---------- MATERIAL FOR THE TASK ----------
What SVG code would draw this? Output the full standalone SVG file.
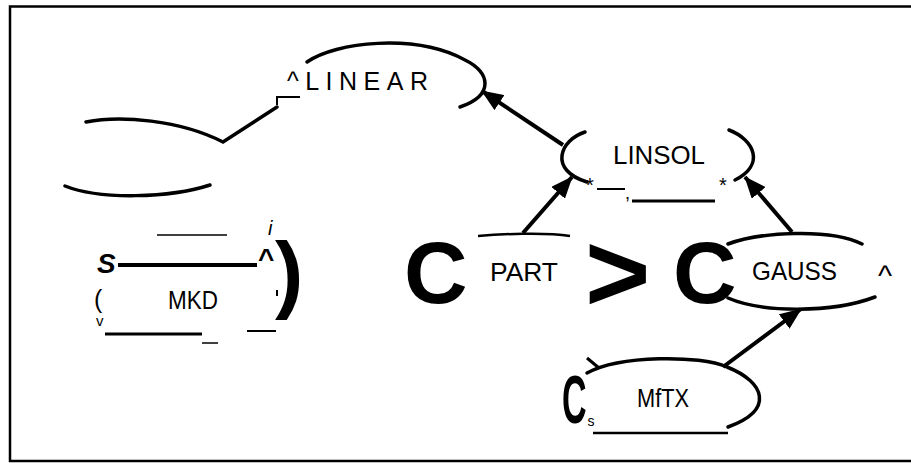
<svg xmlns="http://www.w3.org/2000/svg" width="911" height="463" viewBox="0 0 911 463">
<style>
.t{font-family:"Liberation Sans",Arial,sans-serif;fill:#000}
.b{font-weight:bold}
.arc{fill:none;stroke:#000;stroke-width:3.5;stroke-linecap:round}
.ln{stroke:#000;fill:none}
.edge{stroke:#000;stroke-width:4;fill:none}
</style>
<defs>
<marker id="ah" viewBox="0 0 22 18" refX="21" refY="9" markerWidth="22" markerHeight="18" markerUnits="userSpaceOnUse" orient="auto">
<path d="M0,0 L22,9 L0,18 Z" fill="#000"/>
</marker>
</defs>
<rect width="911" height="463" fill="#fff"/>
<path class="ln" stroke-width="2.5" d="M911,6.5 L10,6.5 L10,461 L911,461"/>

<g id="n-linear">
<path class="arc" d="M307,62 C335,42 415,33 465,60 C490,72 495,95 460,107"/>
<text class="t" x="287" y="90" font-size="25" textLength="141" lengthAdjust="spacing">^LINEAR</text>
</g>

<g id="n-left">
<path class="arc" d="M86,122 C120,115 180,120 223,142 L277,107"/>
<path class="ln" stroke-width="2" d="M277,105 L277,97 L300,97"/>
<path class="arc" d="M65,186 C100,200 170,198 210,185"/>
</g>

<g id="n-linsol">
<path class="arc" d="M585,132 C560,140 548,170 587,182"/>
<path class="arc" d="M729,130 C755,140 765,165 735,180"/>
<text class="t" x="613" y="164" font-size="26" textLength="92" lengthAdjust="spacingAndGlyphs">LINSOL</text>
<text class="t" x="586" y="192" font-size="20">*</text>
<path class="ln" stroke-width="2" d="M597,189 L625,189"/>
<text class="t" x="625" y="199" font-size="18">,</text>
<path class="ln" stroke-width="3" d="M632,201 L715,201"/>
<text class="t" x="719" y="192" font-size="20">*</text>
</g>

<g id="n-mkd">
<path class="ln" stroke-width="1.5" d="M157,235 L227,235"/>
<text class="t b" x="97" y="273" font-size="28" font-style="italic">S</text>
<path class="ln" stroke-width="4" d="M118,265 L257,265"/>
<text class="t b" x="258" y="268" font-size="28">^</text>
<text class="t" x="268" y="235" font-size="20" font-style="italic">i</text>
<text class="t b" x="275" y="302" font-size="85">)</text>
<text class="t" x="94" y="308" font-size="25">(</text>
<text class="t" x="96" y="326" font-size="15">v</text>
<text class="t" x="168" y="309" font-size="25" textLength="50" lengthAdjust="spacingAndGlyphs">MKD</text>
<path class="ln" stroke-width="2" d="M277,290 L277,296"/>
<path class="ln" stroke-width="3" d="M105,334 L202,334"/>
<path class="ln" stroke-width="1.5" d="M202,343 L218,343"/>
<path class="ln" stroke-width="2" d="M247,331 L276,331"/>
</g>

<g id="n-part">
<text class="t b" x="404" y="303" font-size="88">C</text>
<path class="ln" stroke-width="2.5" d="M478,236 C500,234 545,232 570,236"/>
<text class="t" x="490" y="281" font-size="26" textLength="68" lengthAdjust="spacingAndGlyphs">PART</text>
<text class="t b" x="585" y="311" font-size="112">&gt;</text>
</g>

<g id="n-gauss">
<text class="t b" x="673" y="303" font-size="88">C</text>
<path class="arc" d="M728,244 C760,232 830,228 862,244"/>
<path class="arc" d="M728,298 C760,312 830,314 875,297"/>
<text class="t" x="752" y="280" font-size="25" textLength="85" lengthAdjust="spacingAndGlyphs">GAUSS</text>
<text class="t" x="878" y="286" font-size="30">^</text>
</g>

<g id="n-mftx">
<path class="arc" d="M587,373 C620,355 700,355 727,367 C765,382 775,410 728,427"/>
<path class="ln" stroke-width="3" d="M587,358 L599,368"/>
<text class="t b" transform="translate(562,423) scale(0.5,1)" x="0" y="0" font-size="68">C</text>
<text class="t" x="587.5" y="426" font-size="14">s</text>
<text class="t" x="637" y="407" font-size="26" textLength="52" lengthAdjust="spacingAndGlyphs">MfTX</text>
<path class="ln" stroke-width="2.5" d="M593,433 L728,433"/>
</g>

<g id="connectors">
<path class="edge" d="M563,145 L482,91" marker-end="url(#ah)"/>
<path class="edge" d="M523,233 L572,177" marker-end="url(#ah)"/>
<path class="edge" d="M792,232 L745,177" marker-end="url(#ah)"/>
<path class="edge" d="M723,367 L801,309" marker-end="url(#ah)"/>
</g>
</svg>
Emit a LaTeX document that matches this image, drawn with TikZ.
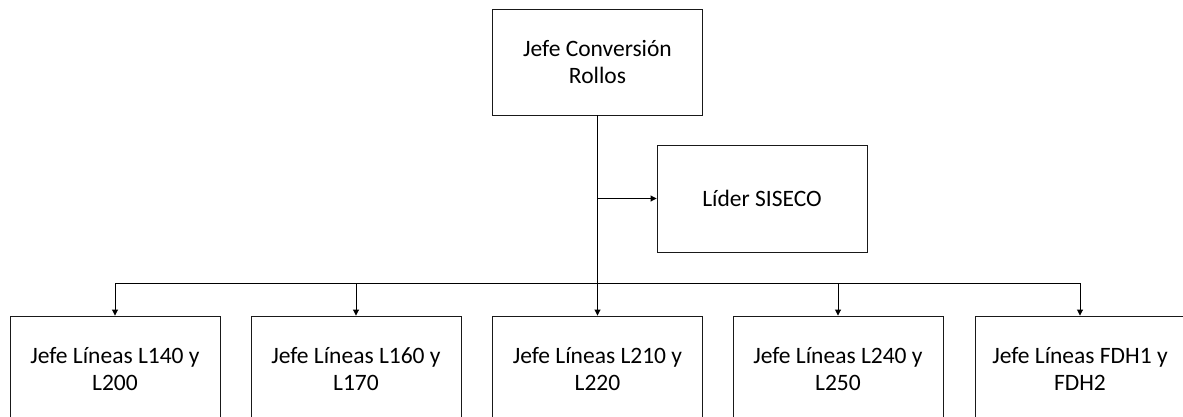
\documentclass[tikz,border=0pt]{standalone}
\usepackage{fontspec}
\setmainfont{Carlito}
\usetikzlibrary{arrows.meta}
\tikzset{
  orgbox/.style={draw=black!90, line width=0.9pt, fill=white, rectangle,
    minimum width=210pt, minimum height=106pt, align=center, inner sep=0pt,
    font=\fontsize{23.5pt}{27.5pt}\selectfont, text=black},
  link/.style={draw=black, line width=0.9pt},
  linkarrow/.style={link, -{Triangle[length=6pt,width=6pt]}}
}
\begin{document}
\begin{tikzpicture}[x=1pt,y=-1pt]
  \useasboundingbox (0,0) rectangle (1183,417);
  \clip (0,0) rectangle (1183,417);
  \fill[white] (0,0) rectangle (1183,417);

  % head of the unit
  \node[orgbox] (jefe) at (597.5,62) {Jefe Conversión\\Rollos};
  % staff position
  \node[orgbox, minimum height=107pt] (lider) at (762,198.5) {Líder SISECO};
  % line managers (bottom edges run off the page)
  \node[orgbox] (l1) at (115,369) {Jefe Líneas L140 y\\L200};
  \node[orgbox] (l2) at (356,369) {Jefe Líneas L160 y\\L170};
  \node[orgbox] (l3) at (597.5,369) {Jefe Líneas L210 y\\L220};
  \node[orgbox] (l4) at (838,369) {Jefe Líneas L240 y\\L250};
  \node[orgbox] (l5) at (1080,369) {Jefe Líneas FDH1 y\\FDH2};

  % trunk and branches
  \coordinate (bus) at (597.5,283);
  \draw[linkarrow] (jefe.south) -- (l3.north);
  \draw[linkarrow] (jefe.south |- lider.west) -- (lider.west);
  \draw[link] (l1.north |- bus) -- (l5.north |- bus);
  \foreach \n in {l1,l2,l4,l5}
    \draw[linkarrow] (\n.north |- bus) -- (\n.north);
\end{tikzpicture}
\end{document}
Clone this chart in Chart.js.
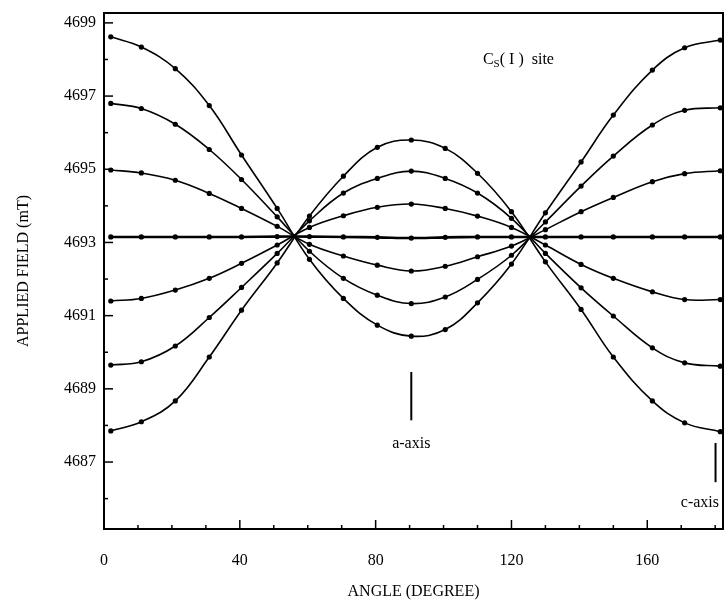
----------
• [EXERCISE DESCRIPTION]
Tell how many lines of the data include the word "standalone", and nothing else.

• [WORKED SOLUTION]
2